A tight-knit team and smaller amount of starting capital also lets a business figure out if their model can be successful and if there’s a market for it. Companies with large sums of initial investments might feel pressured to keep pushing a concept even if market demand begins to indicate otherwise.

“Another thing we like about the smaller launches here is that people can fail or succeed more rapidly,” he said. “Sometimes something that is well-funded but doesn’t work is a long-lingering gaffe rather than something that is successful but boot-strapped.”

A worthwhile investment

Randy Scott, a Gainesville-based partner with investment firm HealthQuest Capital, noted that three factors get the attention of investors looking for profitable projects to fund.

New companies must first demonstrate that their product or service is solving a problem that’s important to the customer. Scott called it identifying a “pain point” —something a customer wants to fix.

Next, startups must be managed by credible people who can succeed in their niche. They should have “done something in the past that suggests they can be successful at this in the present,” he said.

Finally, he said, a prospect of the startup getting acquired by another company must exist. It should be a desirable commodity, something larger companies want to acquire. This matters to investors because, Scott said, “as investors, we only make money when we take money out.”

A long childhood

Patti Breedlove, director of the Alachua-based UF Sid Martin Biotechnology Incubator, said the road to success varies greatly depending on what type of product or service a startup offers.

She said it takes 10 to 15 years for most biotechnology startups to develop their technology and begin to market it.

“These companies have a very long, long childhood,” she said. “They stay with us a long while.”

A good evaluation of a company’s clinical trials can be one milestone pointing to stability for these startups, she said. Gaining publicly traded status can be another.

“By their very nature, they require lots and lots of funding to be successful,” she said.

“It’s not simple, and there are a lot of celebratory milestones along the way.”

Regardless of the genre of startup, Breedlove said each company will have to “figure out what is their market; who are the competitors; what will it cost to develop; what are the steps along the way; (and) how to get money in.”

“They have to answer similar questions, but the answers will be very different,” she said. “Don’t think of success as ‘you have arrived finally,’” she said.

She mentioned AxoGen, launched about 12 years ago, as an example of unconventional success. It graduated from the incubator in 2013, has an established employee base and is traded on NASDAQ. However, it is still considered a very young company.

Another Sid Martin-incubated company, Applied Genetic Technologies Corp., got $50 million in investments and is traded on NASDAQ, too. However, it has yet to produce a product.
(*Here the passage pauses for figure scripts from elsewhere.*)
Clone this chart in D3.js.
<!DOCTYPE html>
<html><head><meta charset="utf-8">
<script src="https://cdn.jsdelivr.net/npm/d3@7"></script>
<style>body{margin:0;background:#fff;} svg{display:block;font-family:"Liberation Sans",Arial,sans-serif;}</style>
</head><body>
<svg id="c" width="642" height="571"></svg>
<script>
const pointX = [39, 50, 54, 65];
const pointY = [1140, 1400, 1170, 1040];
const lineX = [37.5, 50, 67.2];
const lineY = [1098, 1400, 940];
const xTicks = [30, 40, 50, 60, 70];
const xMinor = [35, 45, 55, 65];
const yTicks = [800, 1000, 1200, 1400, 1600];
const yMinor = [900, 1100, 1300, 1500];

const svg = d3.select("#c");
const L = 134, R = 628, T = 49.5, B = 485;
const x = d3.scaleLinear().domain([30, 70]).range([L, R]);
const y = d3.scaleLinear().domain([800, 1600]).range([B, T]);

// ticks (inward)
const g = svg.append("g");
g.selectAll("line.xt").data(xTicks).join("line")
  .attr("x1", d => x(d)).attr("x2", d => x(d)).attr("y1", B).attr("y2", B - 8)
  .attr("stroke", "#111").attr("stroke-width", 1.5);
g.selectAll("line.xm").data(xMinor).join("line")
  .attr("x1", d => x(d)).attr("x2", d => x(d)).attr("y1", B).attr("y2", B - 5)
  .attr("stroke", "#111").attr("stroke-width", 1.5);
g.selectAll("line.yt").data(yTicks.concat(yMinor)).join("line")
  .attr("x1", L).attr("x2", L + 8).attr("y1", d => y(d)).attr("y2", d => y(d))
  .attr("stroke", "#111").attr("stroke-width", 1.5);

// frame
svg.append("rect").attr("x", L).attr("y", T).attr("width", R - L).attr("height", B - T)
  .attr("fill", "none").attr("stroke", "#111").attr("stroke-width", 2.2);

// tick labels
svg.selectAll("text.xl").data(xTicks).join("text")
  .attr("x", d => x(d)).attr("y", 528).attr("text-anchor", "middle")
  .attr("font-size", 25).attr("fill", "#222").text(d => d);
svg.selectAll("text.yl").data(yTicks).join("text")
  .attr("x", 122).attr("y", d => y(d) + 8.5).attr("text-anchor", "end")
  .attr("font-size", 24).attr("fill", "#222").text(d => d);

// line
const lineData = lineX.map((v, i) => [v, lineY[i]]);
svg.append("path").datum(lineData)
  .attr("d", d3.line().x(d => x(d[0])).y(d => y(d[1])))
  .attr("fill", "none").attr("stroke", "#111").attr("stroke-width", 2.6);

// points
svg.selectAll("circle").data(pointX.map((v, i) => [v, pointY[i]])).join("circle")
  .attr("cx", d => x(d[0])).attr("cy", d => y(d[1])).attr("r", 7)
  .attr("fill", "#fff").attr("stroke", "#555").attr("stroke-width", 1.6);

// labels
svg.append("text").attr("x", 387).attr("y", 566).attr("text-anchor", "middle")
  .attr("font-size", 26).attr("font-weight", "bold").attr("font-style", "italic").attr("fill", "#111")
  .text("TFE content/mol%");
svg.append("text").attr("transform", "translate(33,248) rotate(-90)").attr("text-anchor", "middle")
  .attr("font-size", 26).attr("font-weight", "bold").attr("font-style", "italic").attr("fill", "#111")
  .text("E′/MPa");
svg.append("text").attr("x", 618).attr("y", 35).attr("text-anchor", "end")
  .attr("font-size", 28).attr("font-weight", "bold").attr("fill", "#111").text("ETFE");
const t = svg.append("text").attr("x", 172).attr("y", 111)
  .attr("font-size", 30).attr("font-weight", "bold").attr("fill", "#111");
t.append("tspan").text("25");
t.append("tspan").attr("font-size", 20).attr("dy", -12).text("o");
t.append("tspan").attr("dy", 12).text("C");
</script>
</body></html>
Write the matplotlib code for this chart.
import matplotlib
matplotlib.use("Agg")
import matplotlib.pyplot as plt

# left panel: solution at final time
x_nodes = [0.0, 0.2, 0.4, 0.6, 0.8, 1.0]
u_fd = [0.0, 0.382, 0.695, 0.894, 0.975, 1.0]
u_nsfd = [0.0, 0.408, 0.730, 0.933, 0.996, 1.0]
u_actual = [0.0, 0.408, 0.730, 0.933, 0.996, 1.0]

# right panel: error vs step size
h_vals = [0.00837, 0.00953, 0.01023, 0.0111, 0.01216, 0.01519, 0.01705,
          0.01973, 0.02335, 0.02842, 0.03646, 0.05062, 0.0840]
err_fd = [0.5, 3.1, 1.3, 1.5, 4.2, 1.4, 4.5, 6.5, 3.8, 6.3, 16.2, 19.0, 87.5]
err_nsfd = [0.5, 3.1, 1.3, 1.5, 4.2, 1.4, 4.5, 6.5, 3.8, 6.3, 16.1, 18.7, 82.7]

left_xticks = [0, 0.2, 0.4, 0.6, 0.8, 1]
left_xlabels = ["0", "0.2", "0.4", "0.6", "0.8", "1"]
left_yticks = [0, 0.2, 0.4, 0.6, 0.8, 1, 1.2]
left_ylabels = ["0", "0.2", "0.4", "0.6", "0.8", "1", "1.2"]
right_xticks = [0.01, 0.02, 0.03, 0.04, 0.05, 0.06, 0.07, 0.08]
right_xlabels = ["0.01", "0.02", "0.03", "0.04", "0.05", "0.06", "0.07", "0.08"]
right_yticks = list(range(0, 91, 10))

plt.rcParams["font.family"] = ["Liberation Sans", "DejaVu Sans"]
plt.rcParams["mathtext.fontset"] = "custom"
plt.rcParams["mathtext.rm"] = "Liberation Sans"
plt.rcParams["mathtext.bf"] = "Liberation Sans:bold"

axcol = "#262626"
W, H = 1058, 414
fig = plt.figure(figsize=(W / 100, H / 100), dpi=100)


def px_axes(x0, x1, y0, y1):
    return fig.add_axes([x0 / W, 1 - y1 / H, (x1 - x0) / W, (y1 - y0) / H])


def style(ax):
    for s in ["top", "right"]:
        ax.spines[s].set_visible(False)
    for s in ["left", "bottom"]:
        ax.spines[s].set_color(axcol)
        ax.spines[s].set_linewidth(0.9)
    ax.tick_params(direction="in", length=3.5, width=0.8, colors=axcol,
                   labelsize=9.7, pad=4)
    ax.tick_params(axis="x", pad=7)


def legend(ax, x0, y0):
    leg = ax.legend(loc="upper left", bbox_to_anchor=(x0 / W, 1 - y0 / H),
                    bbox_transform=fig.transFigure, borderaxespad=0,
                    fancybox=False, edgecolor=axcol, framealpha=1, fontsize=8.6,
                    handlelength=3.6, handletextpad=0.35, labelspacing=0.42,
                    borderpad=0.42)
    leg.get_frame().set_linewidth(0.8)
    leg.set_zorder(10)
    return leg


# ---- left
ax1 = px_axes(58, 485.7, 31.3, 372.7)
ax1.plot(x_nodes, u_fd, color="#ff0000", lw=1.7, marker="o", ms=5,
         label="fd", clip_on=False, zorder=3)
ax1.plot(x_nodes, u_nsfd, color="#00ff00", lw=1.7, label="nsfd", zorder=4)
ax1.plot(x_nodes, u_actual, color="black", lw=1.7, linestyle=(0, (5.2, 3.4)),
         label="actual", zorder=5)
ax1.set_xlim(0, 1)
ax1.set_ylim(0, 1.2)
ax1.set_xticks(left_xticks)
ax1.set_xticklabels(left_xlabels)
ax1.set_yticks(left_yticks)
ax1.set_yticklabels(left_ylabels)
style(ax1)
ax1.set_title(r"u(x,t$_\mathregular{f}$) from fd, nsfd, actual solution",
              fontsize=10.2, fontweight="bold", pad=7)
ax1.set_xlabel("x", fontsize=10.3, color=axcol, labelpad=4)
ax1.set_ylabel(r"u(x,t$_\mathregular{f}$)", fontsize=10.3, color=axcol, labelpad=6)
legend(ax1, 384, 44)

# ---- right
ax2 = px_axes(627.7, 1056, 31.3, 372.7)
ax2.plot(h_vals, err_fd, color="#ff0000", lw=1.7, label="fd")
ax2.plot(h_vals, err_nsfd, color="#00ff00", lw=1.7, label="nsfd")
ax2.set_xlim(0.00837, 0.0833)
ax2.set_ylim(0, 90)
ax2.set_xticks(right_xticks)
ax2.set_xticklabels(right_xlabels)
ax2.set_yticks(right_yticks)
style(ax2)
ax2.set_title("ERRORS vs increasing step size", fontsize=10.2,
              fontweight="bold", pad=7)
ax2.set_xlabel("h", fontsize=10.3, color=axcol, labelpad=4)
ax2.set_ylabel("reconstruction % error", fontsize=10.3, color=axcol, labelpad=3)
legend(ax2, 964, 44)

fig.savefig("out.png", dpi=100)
“They don’t have a product on the market yet, but that doesn’t mean they’re not successful,” she said. “It’s not a moment in time. It’s a long hike.”

Time to graduate

Incubators are intended to be resource-rich environments to help baby businesses get on their feet. But they are by nature meant to be temporary environments for startups.
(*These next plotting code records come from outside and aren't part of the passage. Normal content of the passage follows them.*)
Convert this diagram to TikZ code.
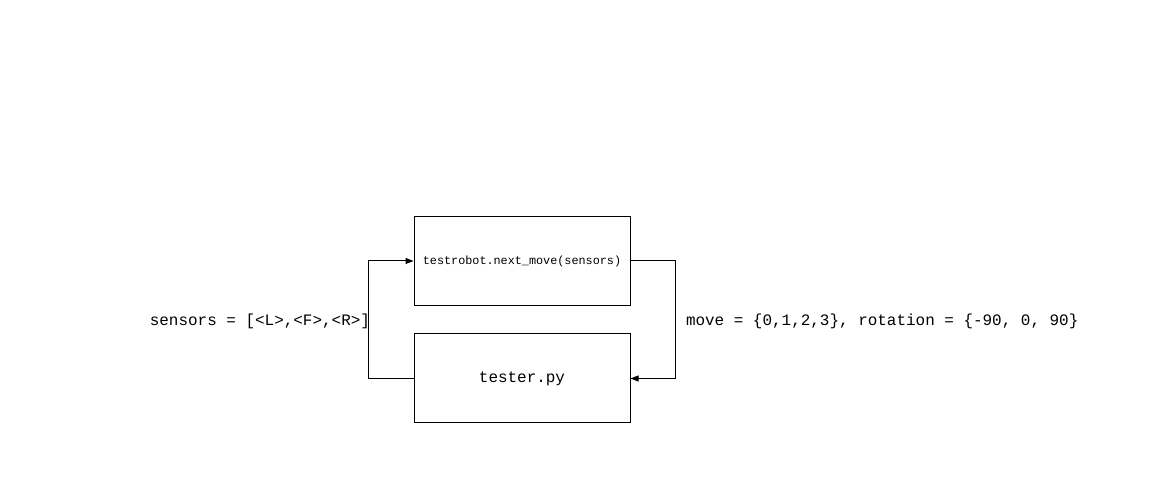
\documentclass[tikz,border=0pt]{standalone}
\usepackage{fontspec}
\setmainfont{Liberation Mono}
\usetikzlibrary{arrows.meta}
\tikzset{
  block/.style={draw,line width=1pt,minimum width=216pt,minimum height=89pt,inner sep=0pt},
  link/.style={line width=1pt,-{Triangle[length=8pt,width=6pt]}},
  bigtext/.style={font=\fontsize{15.95}{18}\selectfont},
  smalltext/.style={font=\fontsize{11.8}{14}\selectfont}
}
\begin{document}
\begin{tikzpicture}[x=1pt,y=1pt]
\useasboundingbox (0,0) rectangle (1157,495);
\node[block,smalltext] (robot) at (522,234) {testrobot.next\_move(sensors)};
\node[block,bigtext] (tester) at (522,116.5) {tester.py};
\draw[link] (tester.west) -- ++(-45,0) |- (robot.west)
  node[pos=.25,left,bigtext,inner xsep=0pt,xshift=2pt,yshift=-2pt] (sensorlbl) {sensors = [<L>,<F>,<R>]};
\draw[link] (robot.east) -- ++(45,0) |- (tester.east)
  node[pos=.25,right,bigtext,inner xsep=10pt,yshift=-2pt] (movelbl) {move = \{0,1,2,3\}, rotation = \{-90, 0, 90\}};
\end{tikzpicture}
\end{document}
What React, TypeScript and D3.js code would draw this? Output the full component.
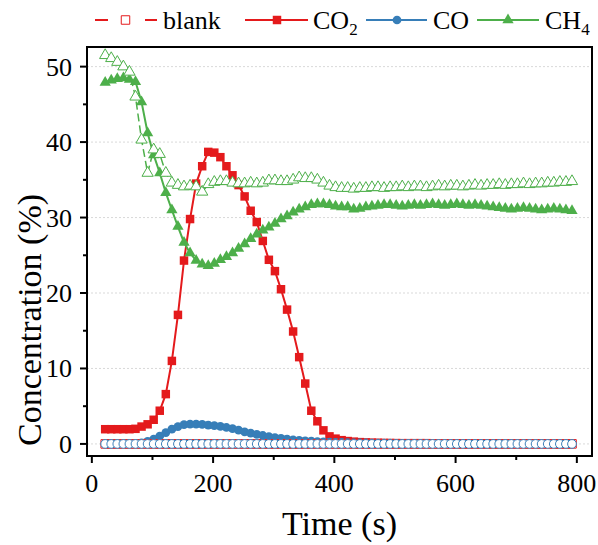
import React from "react";
import * as d3 from "d3";

const times = [22,32,42,52,62,72,82,92,102,112,122,132,142,152,162,172,182,192,202,212,222,232,242,252,262,272,282,292,302,312,322,332,342,352,362,372,382,392,402,412,422,432,442,452,462,472,482,492,502,512,522,532,542,552,562,572,582,592,602,612,622,632,642,652,662,672,682,692,702,712,722,732,742,752,762,772,782,792];

const co2 = [1.95,1.95,1.95,1.95,1.95,2.0,2.3,2.6,3.2,4.4,6.6,11.0,17.1,24.3,29.8,34.5,36.8,38.7,38.6,38.0,36.8,35.6,34.3,32.8,30.9,29.4,26.9,24.4,22.9,20.5,17.8,14.9,11.5,8.0,4.4,3.0,1.8,1.0,0.7,0.5,0.38,0.3,0.24,0.2,0.17,0.15,0.13,0.12,0.11,0.1,0.1,0.1,0.1,0.1,0.09,0.09,0.09,0.09,0.08,0.08,0.08,0.08,0.08,0.07,0.07,0.07,0.07,0.07,0.06,0.06,0.06,0.06,0.06,0.05,0.05,0.05,0.05,0.05];

const co = [0.02,0.02,0.03,0.03,0.05,0.08,0.15,0.35,0.65,1.05,1.5,1.95,2.3,2.55,2.62,2.62,2.58,2.5,2.42,2.32,2.18,2.02,1.82,1.6,1.42,1.26,1.12,0.98,0.85,0.74,0.64,0.55,0.48,0.42,0.36,0.31,0.27,0.24,0.21,0.19,0.17,0.15,0.14,0.13,0.12,0.11,0.1,0.1,0.09,0.09,0.09,0.08,0.08,0.08,0.08,0.07,0.07,0.07,0.07,0.07,0.06,0.06,0.06,0.06,0.06,0.06,0.05,0.05,0.05,0.05,0.05,0.05,0.05,0.05,0.05,0.05,0.05,0.05];

const ch4 = [47.9,48.2,48.4,48.5,48.3,48.0,45.3,41.2,38.3,35.9,33.3,31.0,28.8,26.7,25.3,24.3,23.8,23.6,23.9,24.4,24.8,25.3,25.9,26.5,27.2,27.8,28.3,28.7,29.2,29.8,30.2,30.7,31.1,31.4,31.7,31.8,31.8,31.7,31.5,31.4,31.4,31.1,31.2,31.4,31.5,31.6,31.7,31.7,31.6,31.5,31.6,31.7,31.6,31.7,31.8,31.7,31.6,31.7,31.8,31.7,31.6,31.7,31.6,31.5,31.4,31.3,31.2,31.1,31.2,31.3,31.2,31.1,31.0,31.1,31.2,31.1,31.0,30.9];

const blankCH4 = [51.5,51.1,50.6,50.0,49.3,46.0,40.3,35.9,39.0,38.4,35.9,34.6,34.3,34.1,34.2,34.1,33.4,34.4,34.7,34.8,34.8,34.6,34.5,34.5,34.6,34.5,34.6,34.9,34.9,34.8,34.8,35.0,35.3,35.2,35.2,35.0,34.6,34.2,34.0,33.9,33.9,33.8,33.9,33.9,34.0,34.0,33.9,34.0,34.0,34.1,34.0,34.1,34.1,34.0,34.1,34.2,34.1,34.2,34.2,34.1,34.2,34.3,34.2,34.3,34.3,34.4,34.3,34.4,34.4,34.5,34.4,34.5,34.5,34.6,34.6,34.7,34.7,34.8];

const blankCO2 = times.map(() => 0);
const blankCO = times.map(() => 0);

const xTicks = [0, 200, 400, 600, 800];
const xMinor = [100, 300, 500, 700];
const yTicks = [0, 10, 20, 30, 40, 50];
const yMinor = [5, 15, 25, 35, 45];

const RED = "#e41a1c";
const BLUE = "#377eb8";
const GREEN = "#4daf4a";
const FONT = "'Times New Roman', Times, 'Liberation Serif', Tinos, 'DejaVu Serif', serif";
const tstyle = { fontFamily: FONT };

const L = 87, R = 592, T = 47, B = 456;

export default function App() {
  const x = d3.scaleLinear().domain([-8, 825]).range([L, R]);
  const y = d3.scaleLinear().domain([-1.6, 52.6]).range([B, T]);
  const line = (vals: number[]) =>
    d3.line<number>().x((_, i) => x(times[i])).y((d) => y(d))(vals) || "";
  const sq = d3.symbol().type(d3.symbolSquare).size(72)() || "";
  const circ = d3.symbol().type(d3.symbolCircle).size(60)() || "";
  const tri = d3.symbol().type(d3.symbolTriangle).size(55)() || "";

  const markers = (vals: number[], path: string, fill: string, stroke: string, sw: number) =>
    vals.map((v, i) => (
      <path key={i} d={path} transform={`translate(${x(times[i])},${y(v)})`} fill={fill} stroke={stroke} strokeWidth={sw} />
    ));

  const ly = 20;
  return (
    <svg width={598} height={545} style={{ display: "block", position: "absolute", left: 0, top: 0 }}>
      <rect x={0} y={0} width={598} height={545} fill="#fff" />
      {yTicks.map((t) => (
        <line key={t} x1={L} x2={R} y1={y(t)} y2={y(t)} stroke="#cfcfcf" strokeWidth={0.8} strokeDasharray="2,2" />
      ))}
      <path d={line(co2)} fill="none" stroke={RED} strokeWidth={2} />
      {markers(co2, sq, RED, "none", 0)}
      <path d={line(co)} fill="none" stroke={BLUE} strokeWidth={1.5} />
      {markers(co, circ, BLUE, "none", 0)}
      <path d={line(ch4)} fill="none" stroke={GREEN} strokeWidth={2} />
      {markers(ch4, tri, GREEN, "none", 0)}
      <path d={line(blankCO2)} fill="none" stroke={RED} strokeWidth={1.5} strokeDasharray="8,4" />
      {markers(blankCO2, sq, "#fff", RED, 1)}
      <path d={line(blankCO)} fill="none" stroke={BLUE} strokeWidth={1} />
      {markers(blankCO, circ, "#fff", BLUE, 1)}
      <path d={line(blankCH4)} fill="none" stroke={GREEN} strokeWidth={1.5} strokeDasharray="8,4" />
      {markers(blankCH4, tri, "#fff", GREEN, 1)}
      <rect x={L} y={T} width={R - L} height={B - T} fill="none" stroke="#000" strokeWidth={2} />
      {xTicks.map((t) => (
        <g key={t}>
          <line x1={x(t)} x2={x(t)} y1={B} y2={B + 7} stroke="#000" strokeWidth={2} />
          <text x={x(t)} y={492} textAnchor="middle" fontSize={26} fill="#000" style={tstyle}>{t}</text>
        </g>
      ))}
      {xMinor.map((t) => (
        <line key={t} x1={x(t)} x2={x(t)} y1={B} y2={B + 4} stroke="#000" strokeWidth={2} />
      ))}
      {yTicks.map((t) => (
        <g key={t}>
          <line x1={L - 7} x2={L} y1={y(t)} y2={y(t)} stroke="#000" strokeWidth={2} />
          <text x={72} y={y(t) + 9} textAnchor="end" fontSize={26} fill="#000" style={tstyle}>{t}</text>
        </g>
      ))}
      {yMinor.map((t) => (
        <line key={t} x1={L - 4} x2={L} y1={y(t)} y2={y(t)} stroke="#000" strokeWidth={2} />
      ))}
      <text x={(L + R) / 2} y={535} textAnchor="middle" fontSize={34} fill="#000" style={tstyle}>Time (s)</text>
      <text transform={`translate(41,320) rotate(-90)`} textAnchor="middle" fontSize={34} fill="#000" style={tstyle}>Concentration (%)</text>
      <g>
        <line x1={95} x2={108} y1={ly} y2={ly} stroke={RED} strokeWidth={2} />
        <line x1={145} x2={157} y1={ly} y2={ly} stroke={RED} strokeWidth={2} />
        <path d={sq} transform={`translate(125.5,${ly})`} fill="#fff" stroke={RED} strokeWidth={1} />
        <text x={163} y={29} fontSize={26} fill="#000" style={tstyle}>blank</text>

        <line x1={245} x2={308} y1={ly} y2={ly} stroke={RED} strokeWidth={2} />
        <path d={sq} transform={`translate(277,${ly})`} fill={RED} />
        <text x={313} y={29} fontSize={26} fill="#000" style={tstyle}>CO<tspan fontSize={17} dy={6}>2</tspan></text>

        <line x1={366} x2={427} y1={ly} y2={ly} stroke={BLUE} strokeWidth={2} />
        <path d={circ} transform={`translate(397,${ly})`} fill={BLUE} />
        <text x={433} y={29} fontSize={26} fill="#000" style={tstyle}>CO</text>

        <line x1={477} x2={539} y1={ly} y2={ly} stroke={GREEN} strokeWidth={2} />
        <path d={tri} transform={`translate(508,${ly})`} fill={GREEN} />
        <text x={545} y={29} fontSize={26} fill="#000" style={tstyle}>CH<tspan fontSize={17} dy={6}>4</tspan></text>
      </g>
    </svg>
  );
}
Jones said he tries to let individual tenants at the CIED decide when it’s time to branch out of the incubator and move into their own office space.

“It’s not so luxurious and plush here that there’s a reason for someone to stay on here once they’ve gotten what they need,” Jones said.
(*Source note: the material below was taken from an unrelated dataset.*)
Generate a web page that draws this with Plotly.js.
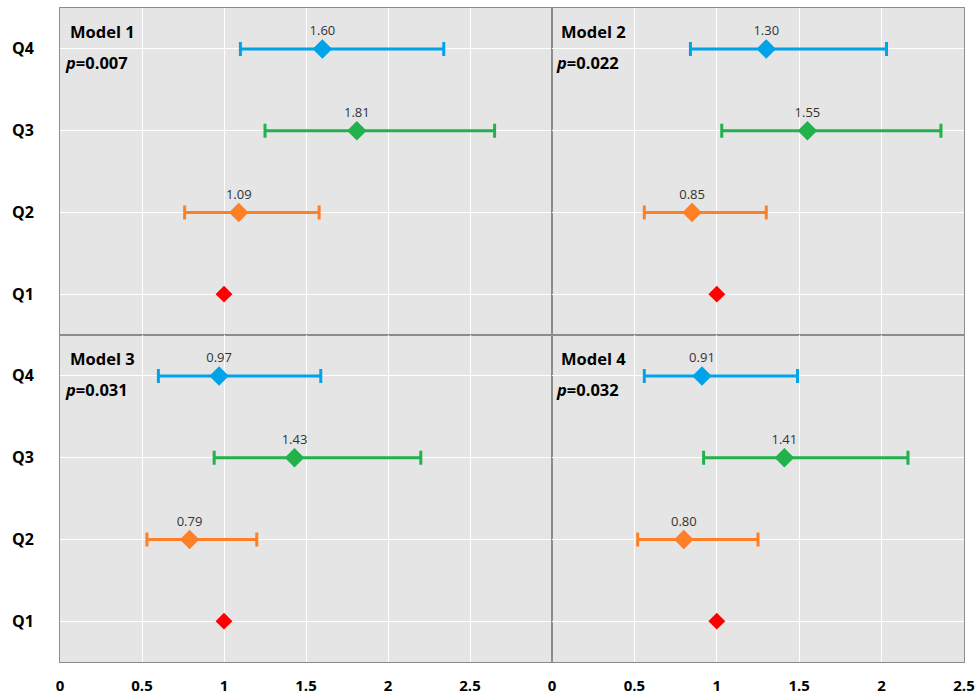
<!DOCTYPE html>
<html>
<head>
<meta charset="utf-8">
<script src="https://cdn.plot.ly/plotly-3.0.1.min.js"></script>
<style>html,body{margin:0;padding:0;background:#fff;}#chart{width:978px;height:698px;}</style>
</head>
<body>
<div id="chart"></div>
<script>
const categories = ['Q1', 'Q2', 'Q3', 'Q4'];
const models = ['Model 1', 'Model 2', 'Model 3', 'Model 4'];
const pValues = ['0.007', '0.022', '0.031', '0.032'];
const xTicks = [0, 0.5, 1, 1.5, 2, 2.5];

const est1 = [1, 1.09, 1.81, 1.60];
const lo1  = [1, 0.76, 1.25, 1.10];
const hi1  = [1, 1.58, 2.65, 2.34];

const est2 = [1, 0.85, 1.55, 1.30];
const lo2  = [1, 0.56, 1.03, 0.84];
const hi2  = [1, 1.30, 2.36, 2.03];

const est3 = [1, 0.79, 1.43, 0.97];
const lo3  = [1, 0.53, 0.94, 0.60];
const hi3  = [1, 1.20, 2.20, 1.59];

const est4 = [1, 0.80, 1.41, 0.91];
const lo4  = [1, 0.52, 0.92, 0.56];
const hi4  = [1, 1.25, 2.16, 1.49];

const colors = ['#FF0000', '#FF7F27', '#22B14C', '#00A2E8'];

const FONT = 'Open Sans, Noto Sans, sans-serif';
const modelData = [[est1, lo1, hi1], [est2, lo2, hi2], [est3, lo3, hi3], [est4, lo4, hi4]];

const traces = [];
modelData.forEach((md, m) => {
  const [est, lo, hi] = md;
  const sfx = m === 0 ? '' : String(m + 1);
  categories.forEach((cat, q) => {
    const t = {
      type: 'scatter',
      x: [est[q]],
      y: [cat],
      xaxis: 'x' + sfx,
      yaxis: 'y' + sfx,
      showlegend: false,
      hoverinfo: 'x+y',
      marker: {symbol: 'diamond', size: q === 0 ? 13 : 15, color: colors[q]},
      cliponaxis: false
    };
    if (q === 0) {
      t.mode = 'markers';
    } else {
      t.mode = 'markers+text';
      t.text = [est[q].toFixed(2)];
      t.textposition = 'top center';
      t.textfont = {family: FONT, size: 13, color: '#333333'};
      t.error_x = {
        type: 'data', symmetric: false,
        array: [hi[q] - est[q]], arrayminus: [est[q] - lo[q]],
        color: colors[q], thickness: 3, width: 7
      };
    }
    traces.push(t);
  });
});

const split = 492 / 904;
function xax(domain, range, showLabels, anchor) {
  return {
    domain: domain, range: range, anchor: anchor,
    tickvals: xTicks, ticktext: xTicks.map(String),
    showticklabels: showLabels, ticks: '',
    tickfont: {family: FONT, size: 15, color: '#000', weight: 'bold'},
    ticklabelstandoff: 10,
    showgrid: true, gridcolor: '#FFFFFF', gridwidth: 1,
    zeroline: false,
    showline: true, mirror: true, linecolor: '#8C8C8C', linewidth: 1
  };
}
function yax(domain, showLabels, anchor) {
  return {
    domain: domain, anchor: anchor,
    type: 'category', categoryorder: 'array', categoryarray: categories,
    range: [-0.5, 3.5],
    showticklabels: showLabels, ticks: '',
    tickfont: {family: FONT, size: 16, color: '#000', weight: 'bold'},
    ticklabelstandoff: 22,
    showgrid: true, gridcolor: '#FFFFFF', gridwidth: 1,
    zeroline: false,
    showline: true, mirror: true, linecolor: '#8C8C8C', linewidth: 1
  };
}

const annotations = [];
models.forEach((name, m) => {
  const sfx = m === 0 ? '' : String(m + 1);
  annotations.push({
    xref: 'x' + sfx + ' domain', yref: 'y' + sfx + ' domain',
    x: 0.016, y: 0.927, xanchor: 'left', yanchor: 'middle',
    text: '<b>' + name + '</b>', showarrow: false,
    font: {family: FONT, size: 16.5, color: '#000'}
  });
  annotations.push({
    xref: 'x' + sfx + ' domain', yref: 'y' + sfx + ' domain',
    x: 0.006, y: 0.832, xanchor: 'left', yanchor: 'middle',
    text: '<b><i>p</i>=' + pValues[m] + '</b>', showarrow: false,
    font: {family: FONT, size: 16.5, color: '#000'}
  });
});

const layout = {
  width: 978, height: 698,
  margin: {l: 60, r: 14, t: 8, b: 36},
  paper_bgcolor: '#FFFFFF',
  plot_bgcolor: '#E5E5E5',
  font: {family: FONT},
  xaxis:  xax([0, split], [0, 3], false, 'y'),
  yaxis:  yax([0.5, 1], true, 'x'),
  xaxis2: xax([split, 1], [0, 2.5], false, 'y2'),
  yaxis2: yax([0.5, 1], false, 'x2'),
  xaxis3: xax([0, split], [0, 3], true, 'y3'),
  yaxis3: yax([0, 0.5], true, 'x3'),
  xaxis4: xax([split, 1], [0, 2.5], true, 'y4'),
  yaxis4: yax([0, 0.5], false, 'x4'),
  annotations: annotations
};

Plotly.newPlot('chart', traces, layout, {displayModeBar: false, staticPlot: true});
</script>
</body>
</html>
He likened the transition to a student graduating from college.

“It may be convenient to live at home with the folks,” Jones said, “but it usually makes sense to move to a situation where you have more control over your environment to do things how you want to do them.”

In the end, startup success isn’t necessarily something that can be quantified definitively. Individual companies thrive when they reach their target audience and fit into the big picture of a market’s economic fabric.

“Like an ecosystem, you need the big ones, medium ones and the small ones,” Breedlove said. “There are small, medium and large successes.”